# WRITTEN INSTRUCTION
Set down the data below from its first line to the line holding "91, 167, 212]", inclusive; omit all pictures.

# GIVEN INFORMATION
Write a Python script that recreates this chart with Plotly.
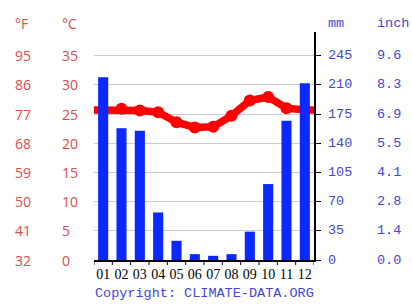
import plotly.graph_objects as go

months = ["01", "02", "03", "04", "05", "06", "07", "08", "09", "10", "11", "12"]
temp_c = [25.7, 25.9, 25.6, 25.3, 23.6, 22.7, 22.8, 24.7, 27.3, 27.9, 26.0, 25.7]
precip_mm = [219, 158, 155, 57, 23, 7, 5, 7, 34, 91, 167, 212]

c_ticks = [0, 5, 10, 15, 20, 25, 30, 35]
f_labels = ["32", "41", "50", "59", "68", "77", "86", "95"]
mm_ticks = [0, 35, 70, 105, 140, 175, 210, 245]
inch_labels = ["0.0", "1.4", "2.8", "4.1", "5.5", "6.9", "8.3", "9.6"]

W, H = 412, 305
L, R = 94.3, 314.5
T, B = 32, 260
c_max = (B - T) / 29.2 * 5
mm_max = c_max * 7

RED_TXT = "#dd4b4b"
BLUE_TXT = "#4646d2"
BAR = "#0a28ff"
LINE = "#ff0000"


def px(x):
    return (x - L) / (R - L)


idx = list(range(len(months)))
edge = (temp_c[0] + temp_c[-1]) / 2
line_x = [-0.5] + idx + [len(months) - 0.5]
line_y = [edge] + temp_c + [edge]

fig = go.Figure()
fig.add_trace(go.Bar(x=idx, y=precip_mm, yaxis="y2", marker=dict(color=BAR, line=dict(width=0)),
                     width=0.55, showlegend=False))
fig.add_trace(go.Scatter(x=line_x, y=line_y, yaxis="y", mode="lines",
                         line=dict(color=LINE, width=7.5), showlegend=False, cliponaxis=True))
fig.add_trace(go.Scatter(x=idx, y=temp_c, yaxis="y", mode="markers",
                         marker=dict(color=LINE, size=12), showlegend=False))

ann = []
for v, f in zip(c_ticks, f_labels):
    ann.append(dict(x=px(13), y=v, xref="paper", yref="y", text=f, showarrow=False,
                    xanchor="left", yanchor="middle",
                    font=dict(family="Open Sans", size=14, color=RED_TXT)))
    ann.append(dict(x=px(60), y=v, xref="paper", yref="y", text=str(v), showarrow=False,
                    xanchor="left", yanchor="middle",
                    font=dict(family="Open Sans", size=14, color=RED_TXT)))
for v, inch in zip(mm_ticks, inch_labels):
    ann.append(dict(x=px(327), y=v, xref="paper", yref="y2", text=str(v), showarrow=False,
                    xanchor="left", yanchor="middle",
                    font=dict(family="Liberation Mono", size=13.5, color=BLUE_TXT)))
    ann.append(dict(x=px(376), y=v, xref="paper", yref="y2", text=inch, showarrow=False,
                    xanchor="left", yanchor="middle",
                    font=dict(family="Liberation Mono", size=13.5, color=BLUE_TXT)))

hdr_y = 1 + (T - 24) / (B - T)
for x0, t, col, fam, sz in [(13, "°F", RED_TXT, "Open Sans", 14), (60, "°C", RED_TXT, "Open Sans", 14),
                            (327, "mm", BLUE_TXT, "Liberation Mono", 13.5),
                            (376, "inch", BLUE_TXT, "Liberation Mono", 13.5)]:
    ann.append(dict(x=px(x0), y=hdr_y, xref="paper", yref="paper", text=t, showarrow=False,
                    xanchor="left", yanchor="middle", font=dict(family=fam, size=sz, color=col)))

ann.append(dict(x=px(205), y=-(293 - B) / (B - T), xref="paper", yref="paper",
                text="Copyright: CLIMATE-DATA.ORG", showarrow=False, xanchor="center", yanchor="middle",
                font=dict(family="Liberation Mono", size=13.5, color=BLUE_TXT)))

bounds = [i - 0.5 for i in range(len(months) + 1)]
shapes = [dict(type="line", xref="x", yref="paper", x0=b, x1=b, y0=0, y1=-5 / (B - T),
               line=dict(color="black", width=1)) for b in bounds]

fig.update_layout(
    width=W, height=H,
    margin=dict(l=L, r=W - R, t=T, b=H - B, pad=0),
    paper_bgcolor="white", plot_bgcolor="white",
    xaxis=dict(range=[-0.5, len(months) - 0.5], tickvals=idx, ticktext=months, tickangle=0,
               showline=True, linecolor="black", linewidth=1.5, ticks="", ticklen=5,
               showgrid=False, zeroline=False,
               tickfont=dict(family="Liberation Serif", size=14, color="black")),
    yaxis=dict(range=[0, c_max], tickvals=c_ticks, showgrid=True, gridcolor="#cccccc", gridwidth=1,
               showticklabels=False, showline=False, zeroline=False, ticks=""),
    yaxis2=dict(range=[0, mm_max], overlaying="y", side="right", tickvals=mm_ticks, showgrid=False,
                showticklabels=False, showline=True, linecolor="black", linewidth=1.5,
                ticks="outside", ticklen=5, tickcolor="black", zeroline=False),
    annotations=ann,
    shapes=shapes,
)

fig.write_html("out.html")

# WORKED SOLUTION
Write a Python script that recreates this chart with Plotly.
import plotly.graph_objects as go

months = ["01", "02", "03", "04", "05", "06", "07", "08", "09", "10", "11", "12"]
temp_c = [25.7, 25.9, 25.6, 25.3, 23.6, 22.7, 22.8, 24.7, 27.3, 27.9, 26.0, 25.7]
precip_mm = [219, 158, 155, 57, 23, 7, 5, 7, 34, 91, 167, 212]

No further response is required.